Roles in Data Science Beginner Level
~8 min read

Key Roles in a Modern Data Team

A typical data team is made up of different roles such as Data Scientist, Data Analyst, Data Engineer, Machine Learning Engineer and MLOps Engineer. Each role has a specific responsibility and skill‑set.

Data Team Overview

In small companies, one person may do almost everything with data. In larger organizations, the work is split into specialized roles so projects can scale and move faster.
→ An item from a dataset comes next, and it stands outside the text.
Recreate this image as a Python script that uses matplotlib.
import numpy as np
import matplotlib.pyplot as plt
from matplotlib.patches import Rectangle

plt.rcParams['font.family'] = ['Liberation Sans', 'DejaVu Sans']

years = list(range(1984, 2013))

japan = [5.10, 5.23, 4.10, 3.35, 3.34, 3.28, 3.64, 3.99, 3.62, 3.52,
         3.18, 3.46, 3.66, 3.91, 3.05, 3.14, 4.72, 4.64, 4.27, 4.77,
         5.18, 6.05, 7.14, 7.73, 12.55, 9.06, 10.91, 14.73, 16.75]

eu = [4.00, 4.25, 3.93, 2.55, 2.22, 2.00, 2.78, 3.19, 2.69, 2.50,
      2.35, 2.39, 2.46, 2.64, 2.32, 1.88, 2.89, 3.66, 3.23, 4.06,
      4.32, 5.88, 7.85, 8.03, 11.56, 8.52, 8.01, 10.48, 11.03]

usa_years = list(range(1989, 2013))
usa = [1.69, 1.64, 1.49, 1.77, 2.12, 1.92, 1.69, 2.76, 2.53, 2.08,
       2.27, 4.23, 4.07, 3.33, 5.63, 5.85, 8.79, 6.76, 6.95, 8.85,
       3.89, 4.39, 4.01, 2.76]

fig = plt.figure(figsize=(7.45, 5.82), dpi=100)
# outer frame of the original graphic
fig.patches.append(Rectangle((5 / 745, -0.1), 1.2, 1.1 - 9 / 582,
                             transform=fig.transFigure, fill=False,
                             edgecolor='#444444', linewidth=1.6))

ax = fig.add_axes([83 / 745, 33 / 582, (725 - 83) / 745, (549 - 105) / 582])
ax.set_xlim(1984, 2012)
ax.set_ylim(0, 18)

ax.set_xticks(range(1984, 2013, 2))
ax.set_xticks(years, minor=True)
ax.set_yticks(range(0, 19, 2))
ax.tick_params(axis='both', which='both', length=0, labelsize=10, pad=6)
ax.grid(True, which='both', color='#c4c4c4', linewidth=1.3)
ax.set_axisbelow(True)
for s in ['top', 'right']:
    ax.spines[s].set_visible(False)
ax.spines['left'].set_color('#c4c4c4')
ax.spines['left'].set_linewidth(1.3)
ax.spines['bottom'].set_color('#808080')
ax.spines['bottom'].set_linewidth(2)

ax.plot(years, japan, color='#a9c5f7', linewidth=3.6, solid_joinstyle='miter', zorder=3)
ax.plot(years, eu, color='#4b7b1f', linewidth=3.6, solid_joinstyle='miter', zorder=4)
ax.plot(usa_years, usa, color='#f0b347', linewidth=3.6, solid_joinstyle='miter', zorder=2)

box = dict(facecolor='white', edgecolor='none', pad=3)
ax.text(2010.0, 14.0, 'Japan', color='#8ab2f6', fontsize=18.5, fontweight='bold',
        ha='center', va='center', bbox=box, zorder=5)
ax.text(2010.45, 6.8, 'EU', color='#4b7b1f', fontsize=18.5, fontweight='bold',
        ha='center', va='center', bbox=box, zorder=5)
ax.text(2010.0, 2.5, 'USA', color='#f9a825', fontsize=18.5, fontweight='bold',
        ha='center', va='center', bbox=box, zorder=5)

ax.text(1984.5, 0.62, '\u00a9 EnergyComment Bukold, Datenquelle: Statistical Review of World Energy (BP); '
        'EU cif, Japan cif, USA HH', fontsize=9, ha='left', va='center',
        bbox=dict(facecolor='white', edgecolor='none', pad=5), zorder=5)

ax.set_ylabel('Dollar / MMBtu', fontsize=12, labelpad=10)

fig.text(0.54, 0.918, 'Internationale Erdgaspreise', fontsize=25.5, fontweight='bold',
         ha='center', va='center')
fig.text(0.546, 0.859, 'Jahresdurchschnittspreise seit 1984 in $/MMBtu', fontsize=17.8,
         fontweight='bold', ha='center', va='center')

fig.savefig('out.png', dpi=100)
Understanding these roles helps you choose the right career path.

  • Data Scientist (DS): builds models and experiments to answer business questions.
  • Data Analyst (DA): explores data, builds dashboards and reports.
  • Data Engineer (DE): creates and maintains the data pipelines and platforms.
  • Machine Learning Engineer (MLE): productionizes and optimizes ML models.
  • MLOps / DataOps Engineer: automates deployment, monitoring and governance.

Core Data Roles

Data Scientist

Focus on building predictive models and experiments.

  • Define problem with stakeholders.
  • Explore and clean data (EDA).
  • Build and evaluate ML / statistical models.
  • Communicate insights and recommendations.
Python / R Pandas scikit‑learn Statistics

Data Analyst

Focus on answering business questions with descriptive analytics.

  • Write SQL queries on warehouses/lakes.
  • Build dashboards and reports (BI tools).
  • Track KPIs and business metrics.
  • Explain trends to non‑technical stakeholders.
SQL Excel Power BI / Tableau Storytelling

Data Engineer

Focus on building reliable, scalable data infrastructure.

  • Design and build ETL / ELT pipelines.
  • Manage data lakes and warehouses.
  • Ensure data quality and reliability.
  • Optimize performance and costs.
SQL Python / Scala Spark Airflow

ML & MLOps Roles

Machine Learning Engineer

Focus on taking models from notebooks to production.

  • Work closely with Data Scientists to productionize models.
  • Implement APIs / services for inference.
  • Optimize latency, scalability and cost.
  • Follow software engineering best practices (testing, CI/CD).
Python TensorFlow / PyTorch FastAPI / Flask Docker / Kubernetes

MLOps / DataOps Engineer

Focus on automating and monitoring the ML lifecycle.

  • Build CI/CD pipelines for models and data.
  • Monitor data & model drift in production.
  • Version datasets, models and code.
  • Ensure compliance, security and governance.
MLflow / DVC Airflow Cloud (AWS/GCP/Azure) Monitoring / Logging

Which Role Should You Choose?

If you like…
  • Business + visualizations → start with Data Analyst.
  • Math + experiments → grow into Data Scientist.
  • Systems + infrastructure → choose Data Engineer.
  • Software + models in prod → go for ML Engineer.
Common starting roadmap
  1. Learn Python + SQL fundamentals.
  2. Practice on small projects (EDA, dashboards, simple models).
  3. Pick one role and go deeper into its tools.
  4. Build a portfolio with 3–5 solid projects.